One thing I will say that has been ever so mildly undesirable to me about the way gender identity is being handled, in the modern world, is when people refer to me as ‘they/them’, because I didn’t explicitly state any pronouns; I’m male and I am a man; I have a conspicuous beard and my voice sounds characteristically male; I grew up in a world where it was absolutely fine for everyone to assume that, looking and sounding stereotypically a male man, I would be addressed as he/him.
I don’t need anyone to assume that my gender identity is uncertain because, for most of my life, it’s been incredibly obvious and unambiguous. It makes me ever so slightly uncomfortable to feel that people are uncertain, or indeed that I should have to specify what has always in the past been obvious.

However, perspective time: that uncertainty they are expressing is motivated by politeness, and my ever-so-slight discomfort about how the world has changed, and I don’t fit as well as I once did, must be weighed against the surely much greater problems experienced by people for whom everything is not as cut-and-dried stereotypically obvious as it has always been for me. We are a society, after all.

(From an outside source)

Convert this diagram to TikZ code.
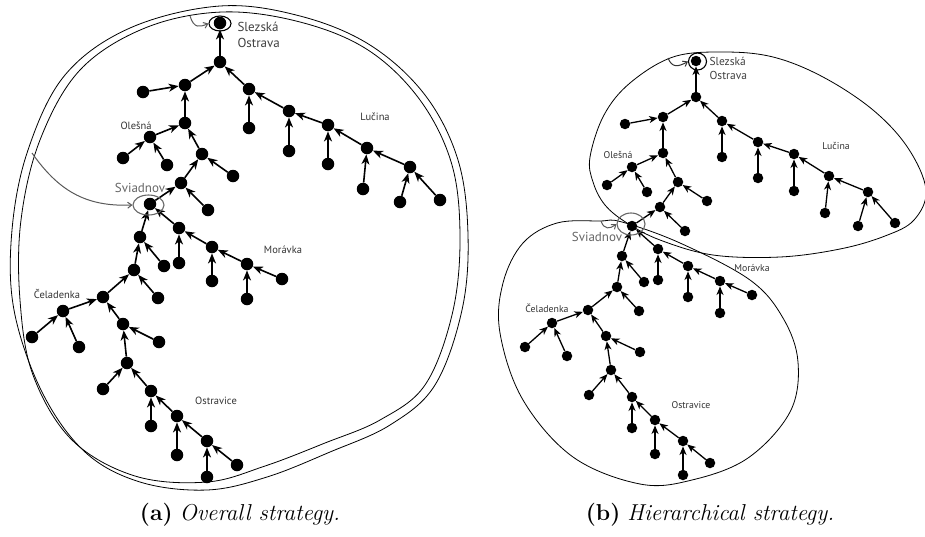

I work with a non-binary person who is very low key about preferring they/them. I was mortified when I finally found out I was misgendering them and apologized profusely… It’s hard for me to remember that they prefer they/them because they come across as female to me.

But I worked with a female to male transgender man before and after they started transitioning and I never got any sense of gender from them.

But it’s not about me, it’s about me acknowledging who they are.

Honey, we’re talking about people declaring their personal pronouns. Never once did I suggest that hairy or beefy men can’t be gay, because that’s obviously (a) untrue and (b) off-topic. You might want to examine that reading comprehension of yours.